Cor Van Raay. photo: Courtesy Colleen Mackey

Our condolences to the loved ones of Cor Van Raay, who passed away on July 29. Van Raay was born May 30, 1936 in Nijmegen, Holland. From a young age, he knew he wanted to be a farmer, and attended agricultural school in Holland. However, as there wasn’t enough land in Holland to fulfill his farming ambitions, he emigrated to Vancouver in 1959 and worked as a landscaper. He then moved to Alberta, where he began growing beets. Van Raay diversified into barley, potatoes and wheat, bought land and cattle and built large feedlots. He later expanded his farming operations into Saskatchewan. He received several honours during his life, including induction in the Alberta Agriculture Hall of Fame, a Queen Elizabeth II Diamond Jubilee medal and Picture Butte’s Citizen of the Year Award. Along with his business acumen, he was known for his passion for fitness, love of pie, community building, kindness and his care for his family. In 1963, Van Raay married Christine, and together they ran their farm businesses and raised six children: Kenneth, Brenda, Sandra, Colleen, Michelle and Darren. Unfortunately, Christine passed away in 2005. He is survived by his children and grandchildren, as well as his much-loved companion of the last 10 years, Julie Perverseff.

The B.C. Cattlemen’s Association held its AGM earlier this year. Renee Ardill of Fort St. John is president, Brian Thomas of OK Falls vice-president and Larry Garret of Vanderhoof past president. Rounding out the board are Judy Madden and Cody Johnson (Peace River), Erin Durrell and Alex Kulchar (Central), Jon Solecki (Skeena), Cheryl Monical and Roger Patenaude (Cariboo), Ryan Scorgie and John Anderson (Thompson), Werner Stump and Brian Thomas (Okanagan), and Larry Rast (Kootenay). 

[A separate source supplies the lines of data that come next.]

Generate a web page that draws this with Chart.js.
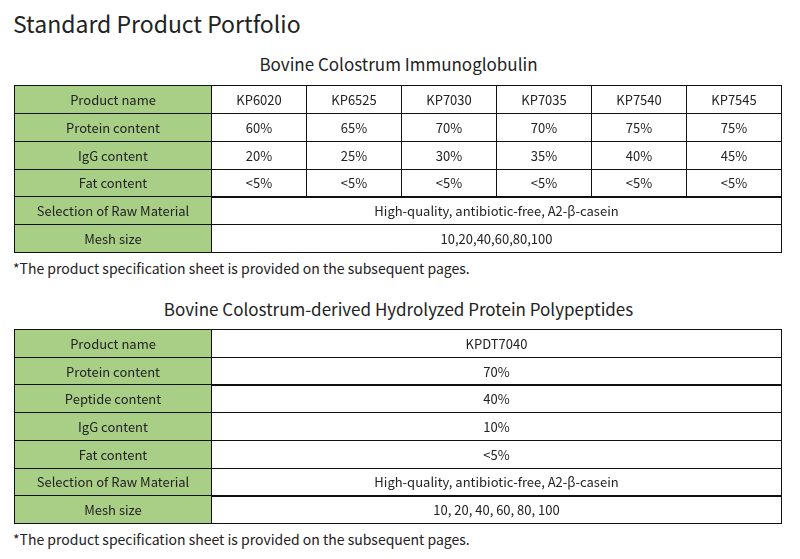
<!DOCTYPE html><html><head><meta charset="utf-8">
<script src="https://cdn.jsdelivr.net/npm/chart.js@4"></script>
<style>
body{margin:0;width:800px;height:559px;background:#fff;position:relative;font-family:"Noto Sans CJK SC","Noto Sans",sans-serif;color:#222;overflow:hidden}
.t{position:absolute;white-space:nowrap}
.box{position:absolute}
</style></head><body>
<div class="t" style="left:13px;top:6px;font-size:23px">Standard Product Portfolio</div>
<div class="t" style="left:0;width:797px;text-align:center;top:51px;font-size:17px">Bovine Colostrum Immunoglobulin</div>
<div class="box" style="left:13px;top:84px;width:770px;height:170px"><canvas id="c1"></canvas></div>
<div class="t" style="left:13px;top:258px;font-size:14px">*The product specification sheet is provided on the subsequent pages.</div>
<div class="t" style="left:0;width:797px;text-align:center;top:296px;font-size:17px">Bovine Colostrum-derived Hydrolyzed Protein Polypeptides</div>
<div class="box" style="left:13px;top:328px;width:770px;height:197px"><canvas id="c2"></canvas></div>
<div class="t" style="left:13px;top:529px;font-size:14px">*The product specification sheet is provided on the subsequent pages.</div>
<script>
const rows1 = ["Product name","Protein content","IgG content","Fat content","Selection of Raw Material","Mesh size"];
const products1 = ["KP6020","KP6525","KP7030","KP7035","KP7540","KP7545"];
const protein1 = ["60%","65%","70%","70%","75%","75%"];
const igg1 = ["20%","25%","30%","35%","40%","45%"];
const fat1 = ["<5%","<5%","<5%","<5%","<5%","<5%"];
const raw1 = ["High-quality, antibiotic-free, A2-β-casein"];
const mesh1 = ["10,20,40,60,80,100"];
const values1 = [products1, protein1, igg1, fat1, raw1, mesh1];

const rows2 = ["Product name","Protein content","Peptide content","IgG content","Fat content","Selection of Raw Material","Mesh size"];
const values2 = [["KPDT7040"],["70%"],["40%"],["10%"],["<5%"],["High-quality, antibiotic-free, A2-β-casein"],["10, 20, 40, 60, 80, 100"]];

const LABEL_W = 2.08, NCOL = 6;
const tablePlugin = {
  id:'table',
  afterDraw(chart){
    const ctx = chart.ctx, xs = chart.scales.x, ys = chart.scales.y;
    const labels = chart.data.labels, vals = chart.options.plugins.table.values;
    const half = (ys.getPixelForValue(1)-ys.getPixelForValue(0))/2;
    ctx.save();
    ctx.font = '13px "Noto Sans CJK SC","Noto Sans",sans-serif';
    ctx.textAlign='center'; ctx.textBaseline='middle';
    ctx.lineWidth=1; ctx.strokeStyle='#111';
    labels.forEach((lab,i)=>{
      const yc = ys.getPixelForValue(i), y0=Math.round(yc-half)+0.5, h=Math.round(2*half);
      const x0 = Math.round(xs.getPixelForValue(0))+0.5, x1=Math.round(xs.getPixelForValue(LABEL_W))+0.5;
      ctx.fillStyle='#a9cf86'; ctx.fillRect(x0,y0,x1-x0,h);
      ctx.strokeRect(x0,y0,x1-x0,h);
      ctx.fillStyle='#222'; ctx.fillText(lab,(x0+x1)/2,yc+1);
      const v = vals[i], w = NCOL/v.length;
      v.forEach((t,j)=>{
        const a=Math.round(xs.getPixelForValue(LABEL_W+j*w))+0.5, b=Math.round(xs.getPixelForValue(LABEL_W+(j+1)*w))+0.5;
        ctx.strokeRect(a,y0,b-a,h);
        ctx.fillText(t,(a+b)/2,yc+1);
      });
    });
    ctx.restore();
  }
};
function make(id, rows, vals){
  new Chart(document.getElementById(id),{
    type:'scatter',
    data:{labels:rows,datasets:[{data:[]}]},
    options:{responsive:true,maintainAspectRatio:false,animation:false,
      layout:{padding:{left:1,right:2,top:1,bottom:2}},
      plugins:{legend:{display:false},tooltip:{enabled:false},table:{values:vals}},
      scales:{x:{type:'linear',min:0,max:LABEL_W+NCOL,display:false},
              y:{type:'category',labels:rows,offset:true,display:false}}},
    plugins:[tablePlugin]
  });
}
make('c1',rows1,values1);
make('c2',rows2,values2);
</script></body></html>
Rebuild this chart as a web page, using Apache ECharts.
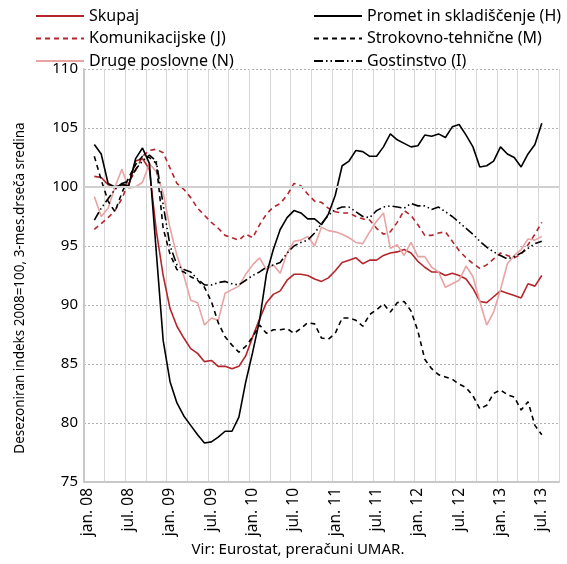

Congratulations to Chris Armes of William’s Lake, B.C., who was named Agrologist of the Year by the B.C. Institute of Agrologists. Armes studied agriculture at the University of Saskatchewan and the University of B.C. In 1991, he started working for the province of B.C., and over the years has worked with the Ministry of Forests, Lands, Natural Resource Operations and Rural Development. Beef in B.C. magazine notes that he’s known as the “Range Godfather” and states that he “has a passion for principled, evidence-based resource management,” and is “widely known and respected, even by those with opposing views.” Armes has made extensive contributions to range legislation during his career, and is the “go-to” person for mapping. He also developed a district administrative database, called Haywire, used by all districts. Most recently, he’s been working with ranchers and First Nations through the Northern Secwepemc te Qelmucw Incremental Treaty Agreement.